• **What you need to do**
Please reproduce the lines of the records below from the one holding "Recreate this image" through the one holding "cost522, cost1036, cost1799];", inclusive, skipping all pictures.

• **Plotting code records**
▽
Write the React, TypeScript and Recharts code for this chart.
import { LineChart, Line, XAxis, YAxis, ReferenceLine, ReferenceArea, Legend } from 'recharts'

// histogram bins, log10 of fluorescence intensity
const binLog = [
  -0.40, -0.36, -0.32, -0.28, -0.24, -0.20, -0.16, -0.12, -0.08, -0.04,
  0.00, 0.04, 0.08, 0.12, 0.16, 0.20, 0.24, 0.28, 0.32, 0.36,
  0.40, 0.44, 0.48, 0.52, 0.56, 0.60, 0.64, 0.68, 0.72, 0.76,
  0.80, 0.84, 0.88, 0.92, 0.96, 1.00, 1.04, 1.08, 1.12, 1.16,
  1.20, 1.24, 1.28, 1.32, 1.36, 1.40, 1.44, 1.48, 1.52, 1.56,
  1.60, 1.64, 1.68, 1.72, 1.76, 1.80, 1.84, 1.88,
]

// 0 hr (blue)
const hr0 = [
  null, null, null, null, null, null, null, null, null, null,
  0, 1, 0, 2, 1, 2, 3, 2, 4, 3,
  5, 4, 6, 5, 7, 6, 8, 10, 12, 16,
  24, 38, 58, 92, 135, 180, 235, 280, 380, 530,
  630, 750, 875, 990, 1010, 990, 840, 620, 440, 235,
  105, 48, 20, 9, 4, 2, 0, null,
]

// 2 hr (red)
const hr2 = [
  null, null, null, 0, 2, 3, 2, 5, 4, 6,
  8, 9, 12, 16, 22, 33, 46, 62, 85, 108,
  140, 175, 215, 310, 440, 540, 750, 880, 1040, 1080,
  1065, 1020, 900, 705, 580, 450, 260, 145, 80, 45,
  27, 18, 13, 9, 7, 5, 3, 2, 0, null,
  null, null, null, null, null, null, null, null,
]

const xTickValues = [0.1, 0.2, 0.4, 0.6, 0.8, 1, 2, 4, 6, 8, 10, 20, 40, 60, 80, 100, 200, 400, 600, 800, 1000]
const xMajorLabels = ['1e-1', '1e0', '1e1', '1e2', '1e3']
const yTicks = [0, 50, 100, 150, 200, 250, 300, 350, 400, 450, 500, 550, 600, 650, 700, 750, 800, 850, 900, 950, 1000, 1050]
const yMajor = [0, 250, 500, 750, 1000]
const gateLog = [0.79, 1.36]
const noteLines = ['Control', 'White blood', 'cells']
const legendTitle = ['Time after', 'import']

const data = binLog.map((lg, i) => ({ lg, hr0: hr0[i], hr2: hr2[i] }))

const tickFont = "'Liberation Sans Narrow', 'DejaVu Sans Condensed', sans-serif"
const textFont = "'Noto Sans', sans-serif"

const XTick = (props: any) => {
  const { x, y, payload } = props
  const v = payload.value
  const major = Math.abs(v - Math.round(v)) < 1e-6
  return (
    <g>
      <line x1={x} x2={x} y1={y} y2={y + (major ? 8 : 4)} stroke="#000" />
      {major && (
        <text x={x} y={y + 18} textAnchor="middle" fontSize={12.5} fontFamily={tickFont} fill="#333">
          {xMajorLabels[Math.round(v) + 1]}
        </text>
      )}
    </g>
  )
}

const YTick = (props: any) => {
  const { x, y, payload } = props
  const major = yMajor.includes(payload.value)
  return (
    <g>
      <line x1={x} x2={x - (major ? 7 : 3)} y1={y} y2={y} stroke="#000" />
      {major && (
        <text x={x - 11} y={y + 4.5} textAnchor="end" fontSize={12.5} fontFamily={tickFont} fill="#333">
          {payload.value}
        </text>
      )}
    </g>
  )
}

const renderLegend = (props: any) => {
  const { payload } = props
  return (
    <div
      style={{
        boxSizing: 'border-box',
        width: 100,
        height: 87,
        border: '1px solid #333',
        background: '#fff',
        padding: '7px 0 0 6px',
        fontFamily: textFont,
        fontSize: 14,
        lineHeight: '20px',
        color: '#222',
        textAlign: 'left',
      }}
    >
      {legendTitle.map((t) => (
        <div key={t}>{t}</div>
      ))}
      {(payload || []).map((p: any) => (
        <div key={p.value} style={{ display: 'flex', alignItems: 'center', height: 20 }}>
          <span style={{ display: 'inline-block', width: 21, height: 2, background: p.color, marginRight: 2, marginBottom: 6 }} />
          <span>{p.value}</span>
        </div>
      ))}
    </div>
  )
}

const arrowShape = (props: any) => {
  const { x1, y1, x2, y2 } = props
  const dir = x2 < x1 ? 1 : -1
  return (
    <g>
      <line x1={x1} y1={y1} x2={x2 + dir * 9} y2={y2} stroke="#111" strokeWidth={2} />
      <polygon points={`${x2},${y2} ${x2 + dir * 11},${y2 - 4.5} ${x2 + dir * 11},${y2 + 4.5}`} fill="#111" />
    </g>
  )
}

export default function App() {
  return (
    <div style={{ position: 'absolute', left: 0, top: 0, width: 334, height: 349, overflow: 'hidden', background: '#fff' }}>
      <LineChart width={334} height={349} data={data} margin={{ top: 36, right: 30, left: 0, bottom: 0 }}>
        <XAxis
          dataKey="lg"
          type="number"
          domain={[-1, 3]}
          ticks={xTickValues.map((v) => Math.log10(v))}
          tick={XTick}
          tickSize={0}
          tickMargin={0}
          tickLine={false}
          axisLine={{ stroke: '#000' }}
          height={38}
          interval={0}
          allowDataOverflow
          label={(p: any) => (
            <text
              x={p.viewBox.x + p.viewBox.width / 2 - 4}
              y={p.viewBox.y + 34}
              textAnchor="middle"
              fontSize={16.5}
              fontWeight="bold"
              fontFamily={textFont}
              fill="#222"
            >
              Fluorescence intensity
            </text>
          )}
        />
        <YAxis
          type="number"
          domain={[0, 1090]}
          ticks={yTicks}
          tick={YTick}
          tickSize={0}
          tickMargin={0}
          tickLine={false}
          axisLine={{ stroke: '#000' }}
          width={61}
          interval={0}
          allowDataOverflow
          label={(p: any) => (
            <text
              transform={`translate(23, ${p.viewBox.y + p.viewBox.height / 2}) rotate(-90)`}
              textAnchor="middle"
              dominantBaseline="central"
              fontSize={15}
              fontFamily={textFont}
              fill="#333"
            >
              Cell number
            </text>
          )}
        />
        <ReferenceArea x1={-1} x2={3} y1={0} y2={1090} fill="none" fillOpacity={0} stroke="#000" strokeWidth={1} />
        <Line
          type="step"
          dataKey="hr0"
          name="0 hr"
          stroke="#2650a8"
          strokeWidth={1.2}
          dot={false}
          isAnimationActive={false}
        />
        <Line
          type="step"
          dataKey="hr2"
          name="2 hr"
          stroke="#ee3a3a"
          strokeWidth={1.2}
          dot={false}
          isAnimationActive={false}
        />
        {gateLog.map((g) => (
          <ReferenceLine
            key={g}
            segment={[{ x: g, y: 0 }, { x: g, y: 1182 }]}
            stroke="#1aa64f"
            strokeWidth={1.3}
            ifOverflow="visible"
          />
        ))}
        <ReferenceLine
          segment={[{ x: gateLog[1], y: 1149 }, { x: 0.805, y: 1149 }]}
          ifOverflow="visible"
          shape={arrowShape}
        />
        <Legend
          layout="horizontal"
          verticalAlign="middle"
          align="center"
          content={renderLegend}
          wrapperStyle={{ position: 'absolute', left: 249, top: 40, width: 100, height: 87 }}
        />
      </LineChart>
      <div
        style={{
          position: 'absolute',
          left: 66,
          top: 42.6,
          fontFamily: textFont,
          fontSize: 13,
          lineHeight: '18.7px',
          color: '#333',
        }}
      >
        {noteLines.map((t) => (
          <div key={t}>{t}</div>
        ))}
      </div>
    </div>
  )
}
△
▽
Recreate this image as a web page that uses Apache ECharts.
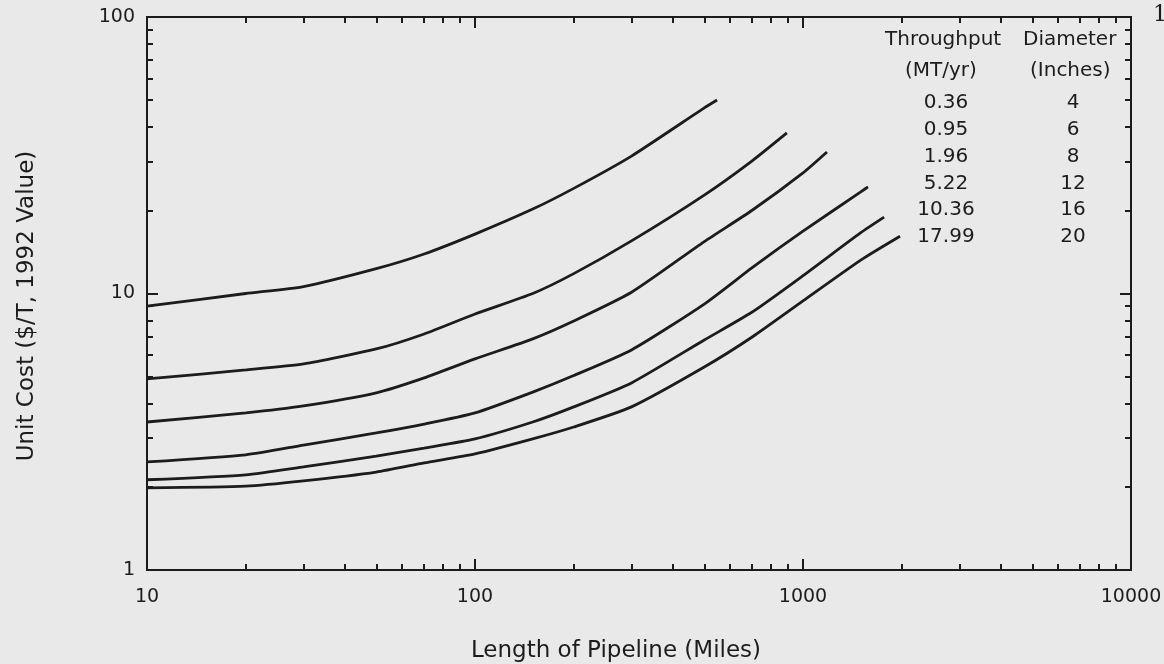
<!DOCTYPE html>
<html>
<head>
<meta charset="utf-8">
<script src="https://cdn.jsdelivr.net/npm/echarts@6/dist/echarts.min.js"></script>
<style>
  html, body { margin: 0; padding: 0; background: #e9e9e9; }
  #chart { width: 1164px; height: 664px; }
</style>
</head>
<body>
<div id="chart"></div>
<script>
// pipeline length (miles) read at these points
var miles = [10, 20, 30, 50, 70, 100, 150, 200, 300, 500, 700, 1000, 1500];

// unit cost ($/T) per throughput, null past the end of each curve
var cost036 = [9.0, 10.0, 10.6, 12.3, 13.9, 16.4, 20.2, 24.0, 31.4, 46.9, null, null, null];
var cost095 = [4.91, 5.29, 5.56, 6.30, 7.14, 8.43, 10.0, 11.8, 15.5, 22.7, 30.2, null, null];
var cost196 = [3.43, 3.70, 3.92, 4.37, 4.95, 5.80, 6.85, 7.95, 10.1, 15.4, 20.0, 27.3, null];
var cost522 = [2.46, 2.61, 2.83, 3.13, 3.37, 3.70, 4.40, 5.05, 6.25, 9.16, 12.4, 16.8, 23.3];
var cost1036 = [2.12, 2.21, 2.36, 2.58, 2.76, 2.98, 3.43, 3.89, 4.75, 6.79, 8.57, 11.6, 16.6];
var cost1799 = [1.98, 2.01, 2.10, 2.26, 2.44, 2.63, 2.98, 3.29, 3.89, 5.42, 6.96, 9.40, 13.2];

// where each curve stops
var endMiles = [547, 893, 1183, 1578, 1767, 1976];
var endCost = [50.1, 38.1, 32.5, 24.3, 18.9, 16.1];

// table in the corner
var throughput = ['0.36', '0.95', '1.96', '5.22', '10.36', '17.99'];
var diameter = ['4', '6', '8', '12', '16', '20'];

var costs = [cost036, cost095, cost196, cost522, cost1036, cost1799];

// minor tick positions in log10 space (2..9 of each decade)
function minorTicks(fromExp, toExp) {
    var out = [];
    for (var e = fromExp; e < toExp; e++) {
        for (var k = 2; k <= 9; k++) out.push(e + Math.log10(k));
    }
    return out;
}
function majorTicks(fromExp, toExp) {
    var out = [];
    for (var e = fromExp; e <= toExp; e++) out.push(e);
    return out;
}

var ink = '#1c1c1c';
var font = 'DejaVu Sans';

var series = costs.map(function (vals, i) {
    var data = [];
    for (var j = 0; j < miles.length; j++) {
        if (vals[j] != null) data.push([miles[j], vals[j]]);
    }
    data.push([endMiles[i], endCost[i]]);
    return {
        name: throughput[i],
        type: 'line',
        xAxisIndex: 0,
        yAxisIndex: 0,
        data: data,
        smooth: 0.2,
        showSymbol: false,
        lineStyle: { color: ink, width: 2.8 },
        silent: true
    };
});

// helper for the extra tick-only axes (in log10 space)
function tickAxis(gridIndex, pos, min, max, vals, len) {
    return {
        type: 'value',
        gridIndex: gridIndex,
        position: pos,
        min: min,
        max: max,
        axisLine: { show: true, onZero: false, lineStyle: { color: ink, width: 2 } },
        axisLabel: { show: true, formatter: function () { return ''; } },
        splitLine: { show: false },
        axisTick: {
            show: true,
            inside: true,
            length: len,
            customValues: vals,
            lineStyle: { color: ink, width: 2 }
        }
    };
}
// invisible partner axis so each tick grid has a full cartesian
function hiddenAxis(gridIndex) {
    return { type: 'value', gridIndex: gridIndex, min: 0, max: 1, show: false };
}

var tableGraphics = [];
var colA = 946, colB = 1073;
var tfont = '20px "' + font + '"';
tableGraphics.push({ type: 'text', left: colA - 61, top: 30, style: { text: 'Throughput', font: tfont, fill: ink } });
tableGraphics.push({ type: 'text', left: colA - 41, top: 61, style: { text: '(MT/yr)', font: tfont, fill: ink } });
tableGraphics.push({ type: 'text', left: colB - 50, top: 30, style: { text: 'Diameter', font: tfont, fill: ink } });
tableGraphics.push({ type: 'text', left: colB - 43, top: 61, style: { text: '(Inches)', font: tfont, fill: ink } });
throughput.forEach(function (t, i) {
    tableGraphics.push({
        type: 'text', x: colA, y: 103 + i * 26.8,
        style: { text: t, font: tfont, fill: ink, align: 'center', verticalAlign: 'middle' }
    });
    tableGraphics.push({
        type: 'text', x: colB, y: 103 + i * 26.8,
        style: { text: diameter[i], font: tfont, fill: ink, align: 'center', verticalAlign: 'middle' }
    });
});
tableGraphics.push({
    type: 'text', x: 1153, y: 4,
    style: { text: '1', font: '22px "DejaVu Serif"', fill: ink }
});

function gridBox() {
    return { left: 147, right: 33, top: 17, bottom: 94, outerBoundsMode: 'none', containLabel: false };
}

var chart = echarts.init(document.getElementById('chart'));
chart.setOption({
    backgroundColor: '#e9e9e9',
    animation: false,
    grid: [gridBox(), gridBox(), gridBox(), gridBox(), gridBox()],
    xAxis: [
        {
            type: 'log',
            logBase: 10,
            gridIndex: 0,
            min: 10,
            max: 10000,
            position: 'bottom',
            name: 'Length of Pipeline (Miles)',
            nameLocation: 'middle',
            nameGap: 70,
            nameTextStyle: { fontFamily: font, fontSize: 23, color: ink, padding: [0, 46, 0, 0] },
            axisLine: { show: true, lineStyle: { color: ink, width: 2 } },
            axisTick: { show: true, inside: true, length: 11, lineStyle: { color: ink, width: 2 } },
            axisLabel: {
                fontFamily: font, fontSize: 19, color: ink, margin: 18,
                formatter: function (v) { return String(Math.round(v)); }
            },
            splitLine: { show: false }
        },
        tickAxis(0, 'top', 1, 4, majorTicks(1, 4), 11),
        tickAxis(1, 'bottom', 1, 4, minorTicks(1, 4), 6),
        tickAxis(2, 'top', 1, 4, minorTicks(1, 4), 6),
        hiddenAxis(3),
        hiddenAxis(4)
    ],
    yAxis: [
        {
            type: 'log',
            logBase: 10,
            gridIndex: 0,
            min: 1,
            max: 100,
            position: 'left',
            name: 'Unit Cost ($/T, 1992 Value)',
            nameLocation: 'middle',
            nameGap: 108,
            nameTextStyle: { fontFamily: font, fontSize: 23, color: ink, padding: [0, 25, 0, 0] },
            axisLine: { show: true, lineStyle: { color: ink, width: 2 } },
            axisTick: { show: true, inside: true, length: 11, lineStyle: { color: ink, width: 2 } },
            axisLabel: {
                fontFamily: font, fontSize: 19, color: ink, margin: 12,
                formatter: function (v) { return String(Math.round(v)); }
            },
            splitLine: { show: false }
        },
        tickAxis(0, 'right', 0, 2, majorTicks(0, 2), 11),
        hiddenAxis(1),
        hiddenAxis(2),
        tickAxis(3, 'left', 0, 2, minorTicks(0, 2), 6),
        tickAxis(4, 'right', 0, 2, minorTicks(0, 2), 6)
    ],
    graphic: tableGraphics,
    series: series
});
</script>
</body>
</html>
△
▽
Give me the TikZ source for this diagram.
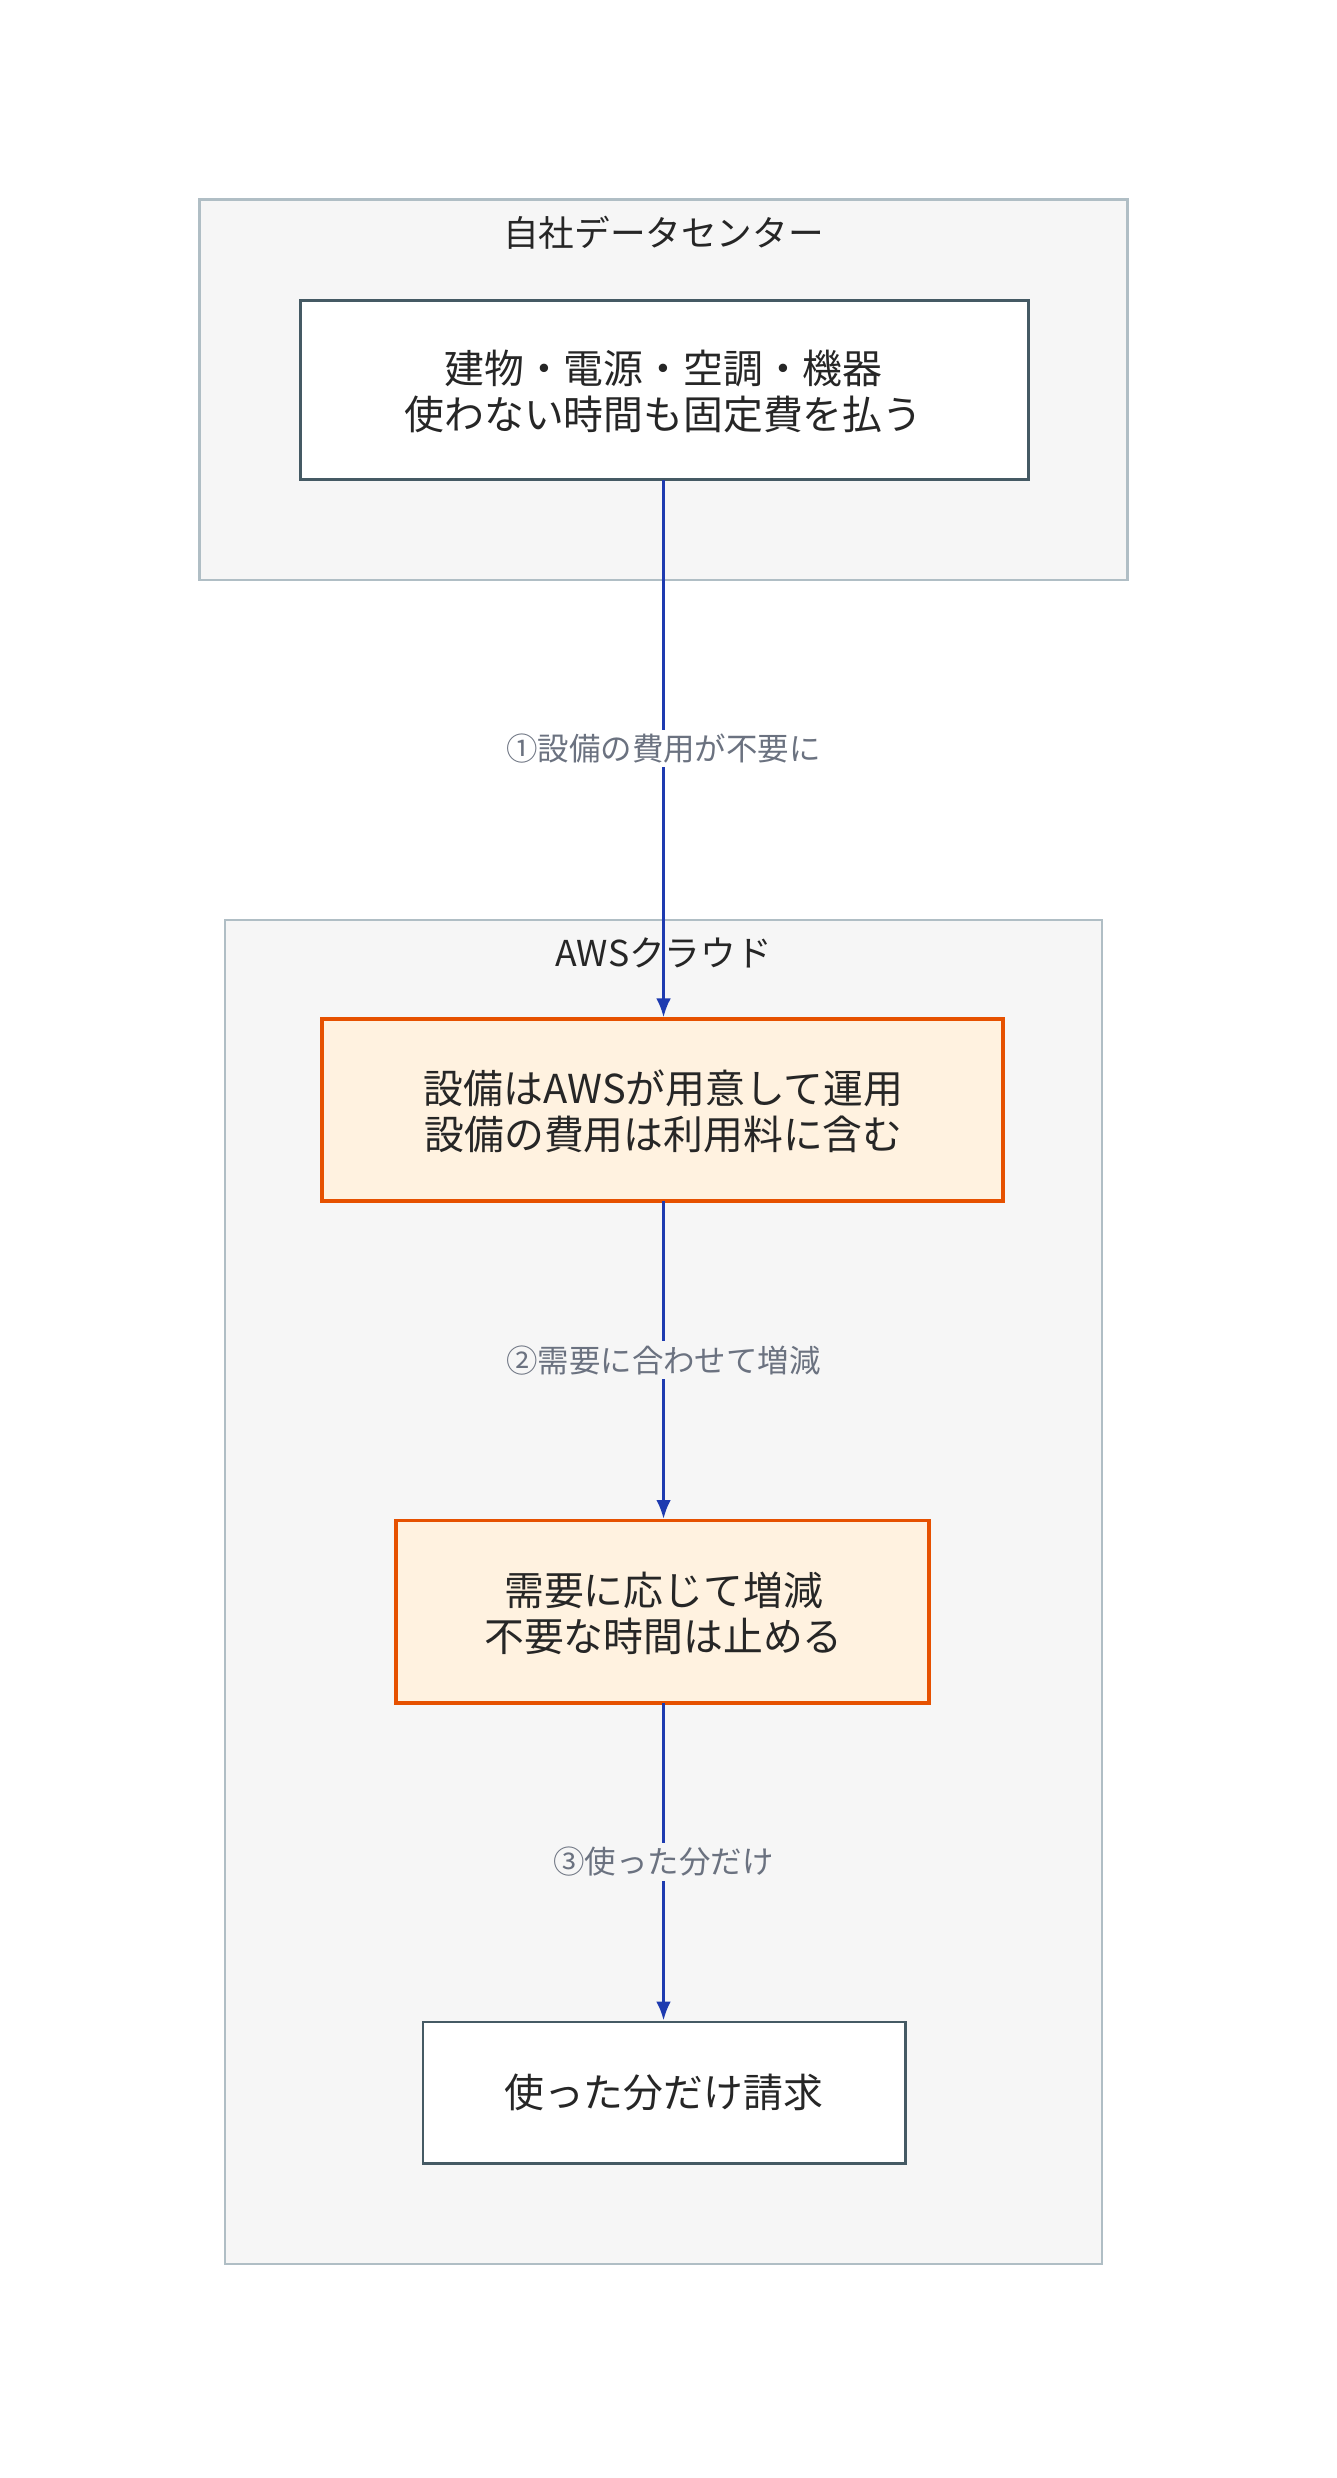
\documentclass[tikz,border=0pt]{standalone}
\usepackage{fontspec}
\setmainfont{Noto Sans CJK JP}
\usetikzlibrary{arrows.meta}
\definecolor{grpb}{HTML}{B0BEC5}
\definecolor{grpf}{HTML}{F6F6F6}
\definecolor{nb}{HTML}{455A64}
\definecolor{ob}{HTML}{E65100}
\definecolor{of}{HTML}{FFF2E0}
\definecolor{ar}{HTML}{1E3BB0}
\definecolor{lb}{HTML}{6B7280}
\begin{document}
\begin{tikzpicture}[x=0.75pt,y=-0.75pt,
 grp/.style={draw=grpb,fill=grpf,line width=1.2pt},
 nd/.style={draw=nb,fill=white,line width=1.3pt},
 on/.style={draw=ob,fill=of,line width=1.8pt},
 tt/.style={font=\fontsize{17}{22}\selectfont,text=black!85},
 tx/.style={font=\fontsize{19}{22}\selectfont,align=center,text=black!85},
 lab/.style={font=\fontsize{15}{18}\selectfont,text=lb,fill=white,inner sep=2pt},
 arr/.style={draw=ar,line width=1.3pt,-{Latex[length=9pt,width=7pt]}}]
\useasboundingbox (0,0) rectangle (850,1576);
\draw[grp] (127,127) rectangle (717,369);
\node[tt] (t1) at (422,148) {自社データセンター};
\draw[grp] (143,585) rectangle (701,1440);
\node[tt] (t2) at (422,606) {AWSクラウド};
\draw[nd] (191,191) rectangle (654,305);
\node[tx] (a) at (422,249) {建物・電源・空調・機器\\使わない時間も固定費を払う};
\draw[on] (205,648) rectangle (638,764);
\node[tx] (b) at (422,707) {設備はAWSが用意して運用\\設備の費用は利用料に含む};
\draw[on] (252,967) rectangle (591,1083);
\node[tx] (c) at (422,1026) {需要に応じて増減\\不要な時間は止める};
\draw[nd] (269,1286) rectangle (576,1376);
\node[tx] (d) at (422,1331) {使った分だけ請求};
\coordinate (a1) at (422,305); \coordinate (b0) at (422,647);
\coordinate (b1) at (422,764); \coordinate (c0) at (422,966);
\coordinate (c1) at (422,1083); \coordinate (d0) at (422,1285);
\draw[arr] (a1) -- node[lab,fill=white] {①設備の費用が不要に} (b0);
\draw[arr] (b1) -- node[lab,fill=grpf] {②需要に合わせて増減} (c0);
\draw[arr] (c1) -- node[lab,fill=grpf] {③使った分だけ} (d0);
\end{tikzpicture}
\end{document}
△
• **Answer to the problem**
Recreate this image as a web page that uses Apache ECharts.
<!DOCTYPE html>
<html>
<head>
<meta charset="utf-8">
<script src="https://cdn.jsdelivr.net/npm/echarts@6/dist/echarts.min.js"></script>
<style>
  html, body { margin: 0; padding: 0; background: #e9e9e9; }
  #chart { width: 1164px; height: 664px; }
</style>
</head>
<body>
<div id="chart"></div>
<script>
// pipeline length (miles) read at these points
var miles = [10, 20, 30, 50, 70, 100, 150, 200, 300, 500, 700, 1000, 1500];

// unit cost ($/T) per throughput, null past the end of each curve
var cost036 = [9.0, 10.0, 10.6, 12.3, 13.9, 16.4, 20.2, 24.0, 31.4, 46.9, null, null, null];
var cost095 = [4.91, 5.29, 5.56, 6.30, 7.14, 8.43, 10.0, 11.8, 15.5, 22.7, 30.2, null, null];
var cost196 = [3.43, 3.70, 3.92, 4.37, 4.95, 5.80, 6.85, 7.95, 10.1, 15.4, 20.0, 27.3, null];
var cost522 = [2.46, 2.61, 2.83, 3.13, 3.37, 3.70, 4.40, 5.05, 6.25, 9.16, 12.4, 16.8, 23.3];
var cost1036 = [2.12, 2.21, 2.36, 2.58, 2.76, 2.98, 3.43, 3.89, 4.75, 6.79, 8.57, 11.6, 16.6];
var cost1799 = [1.98, 2.01, 2.10, 2.26, 2.44, 2.63, 2.98, 3.29, 3.89, 5.42, 6.96, 9.40, 13.2];

// where each curve stops
var endMiles = [547, 893, 1183, 1578, 1767, 1976];
var endCost = [50.1, 38.1, 32.5, 24.3, 18.9, 16.1];

// table in the corner
var throughput = ['0.36', '0.95', '1.96', '5.22', '10.36', '17.99'];
var diameter = ['4', '6', '8', '12', '16', '20'];

var costs = [cost036, cost095, cost196, cost522, cost1036, cost1799];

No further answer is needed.